Down syndrome is a non-hereditary congenital disease that is caused by of an extra copy of chromosome 21 (trisomy 21). Trisomy 21 is found in up to 95 percent of all Down syndrome cases, which is the major cause of mental retardation in about one in 800 newborns. Studies indicate that trisomy 21 is more frequent in the fetus of pregnant women over 35 years of age.

Two other common conditions that are due to the presence or absence of extra chromosomes are Klinefelter and Turner syndromes.
Klinefelter syndrome is a genetic abnormality that is caused by an extra X chromosome, and is typically identified as XXY. Klinefelter syndrome occurs in about one of over 600 male births. Turner syndrome results from the loss of one chromosome X. Typically identified as XO, Turner syndrome occurs in about one of every 2,500 female births.

Benefits of FISH Technology

The desire for a healthy child has increased the demand for fetal karyotyping. Fetal karyotyping, which is the traditional method for detecting chromosomal abnormalities, is an expensive and time-consuming process that requires cell culturing and isolation of metaphase cells ( cells that have divided). The diagnosis from fetal karyotyping may be available in two to three weeks.

FISH allows highly sensitive and direct visualization of specific chromosomes, detect and quantifiy the chromosome copy number using fluorescent-labeled probes - segments of labeled DNA produced in the laboratory that binds, or "hybridizes", with target regents of these chromosomes.

Because of the important and proven advantages, FISH Technology, which was until now a powerful research tool, evolved to a very useful clinical diagnostic tool.

This acceptance of FISH as a clinical tool is assisting obstetricians and gynecologists in managing their patients by providing rapid, definitive test results that enable timely decisions regarding patient treatment and care.

FISH has excellent accuracy and reproducibility. It can provide rapid results, that are especially important if the amniocentesis is done late in pregnancy. It also eases parental anxiety, especially when sonographic markers show an increased risk for a chromosomal abnormality. In addition, mosaics of sex chromosomes that were not diagnosed by karyotyping, can be detected.

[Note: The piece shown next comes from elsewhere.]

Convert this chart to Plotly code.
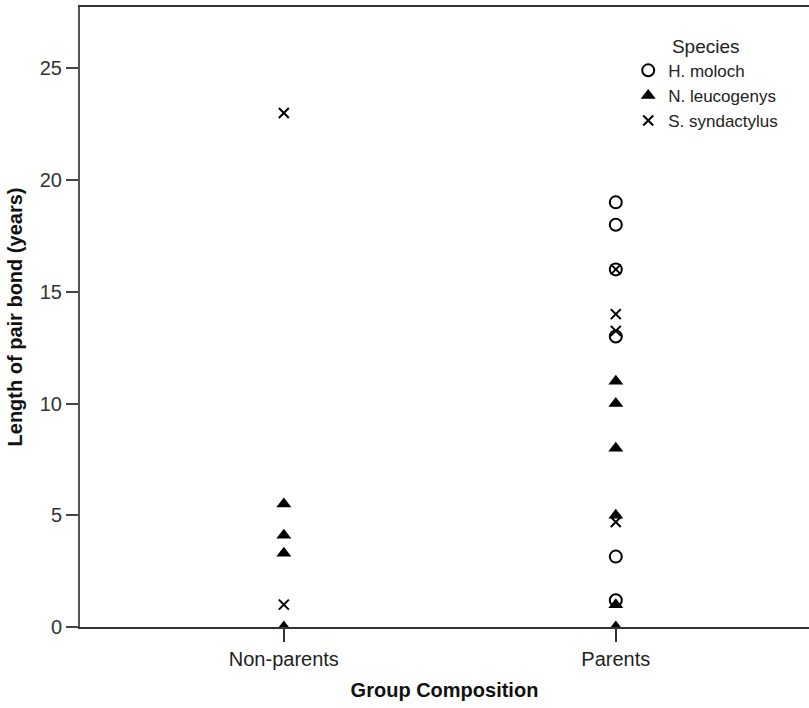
import plotly.graph_objects as go

# ---- data ----
groups = ["Non-parents", "Parents"]
species = ["H. moloch", "N. leucogenys", "S. syndactylus"]

moloch_group = ["Parents", "Parents", "Parents", "Parents", "Parents", "Parents"]
moloch_years = [19, 18, 16, 13, 3.15, 1.2]

leuco_group = ["Non-parents", "Non-parents", "Non-parents", "Non-parents",
               "Parents", "Parents", "Parents", "Parents", "Parents", "Parents"]
leuco_years = [5.5, 4.1, 3.3, 0, 11, 10, 8, 5, 1, 0]

synd_group = ["Non-parents", "Non-parents", "Parents", "Parents", "Parents", "Parents"]
synd_years = [23, 1, 16, 14, 13.25, 4.7]

y_ticks = [0, 5, 10, 15, 20, 25]

gx = {g: i for i, g in enumerate(groups)}

FONT = "Arial, Liberation Sans, sans-serif"

fig = go.Figure()
fig.add_trace(go.Scatter(
    x=[gx[g] for g in moloch_group], y=moloch_years, mode="markers", name=species[0],
    legendrank=1,
    marker=dict(symbol="circle-open", size=12, color="black", line=dict(width=2, color="black")),
))
fig.add_trace(go.Scatter(
    x=[gx[g] for g in synd_group], y=synd_years, mode="markers", name=species[2],
    legendrank=3,
    marker=dict(symbol="x-thin-open", size=10, color="black", line=dict(width=2, color="black")),
))
fig.add_trace(go.Scatter(
    x=[gx[g] for g in leuco_group], y=leuco_years, mode="markers", name=species[1],
    legendrank=2,
    marker=dict(symbol="triangle-up", size=13, color="black", line=dict(width=0)),
))

fig.update_layout(
    width=809, height=708,
    margin=dict(l=80, r=0, t=7, b=81),
    paper_bgcolor="white", plot_bgcolor="white",
    font=dict(family=FONT, color="#222", size=17),
    legend=dict(
        x=0.752, y=0.966, xanchor="left", yanchor="top",
        title=dict(text="Species", side="top center", font=dict(size=19, color="#222")),
        font=dict(size=17, color="#222"),
        itemwidth=30, bgcolor="rgba(0,0,0,0)",
    ),
    xaxis=dict(
        range=[-0.614, 1.582],
        tickmode="array", tickvals=[0, 1], ticktext=groups,
        ticks="outside", ticklen=13, tickcolor="#333", tickwidth=1.5,
        showline=True, linecolor="#333", linewidth=1.5, mirror=True,
        showgrid=False, zeroline=False,
        tickfont=dict(size=20, color="#222"),
        title=dict(text="<b>Group Composition</b>", font=dict(size=20, color="#111"), standoff=14),
    ),
    yaxis=dict(
        range=[0, 27.74],
        tickmode="array", tickvals=y_ticks,
        ticks="outside", ticklen=12, tickcolor="#444", tickwidth=1.5,
        showline=True, linecolor="#555", linewidth=2,
        showgrid=False, zeroline=False,
        tickfont=dict(size=20, color="#333"),
        title=dict(text="<b>Length of pair bond (years)</b>", font=dict(size=20, color="#111"), standoff=12),
    ),
)

fig.write_html("out.html", config={"displayModeBar": False},
               post_script="document.body.style.margin='0px';")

Also, FISH is of great importance to IVF.
A large proportion of patients undergoing in-vitro fertilization (IVF) are aged 35 years or more. In this age group, about 50 % of embryos are chromosomally abnormal, with aneuploidy being the most common anomaly. As the origin of most aneuploidies is maternal meiosis I non-disjunction, unfertilized oocytes or embryos could be screened for aneuploidy by analysing their first polar bodies or a blastomere (Preimplantation diagnosis). Single cells can be analyzed by fluorescence in-situ hybridization (FISH) using probes simultaneously for chromosomes X,Y,18 AND 13/21.
Preimplantation genetic diagnosis successfully detected these abnormalities.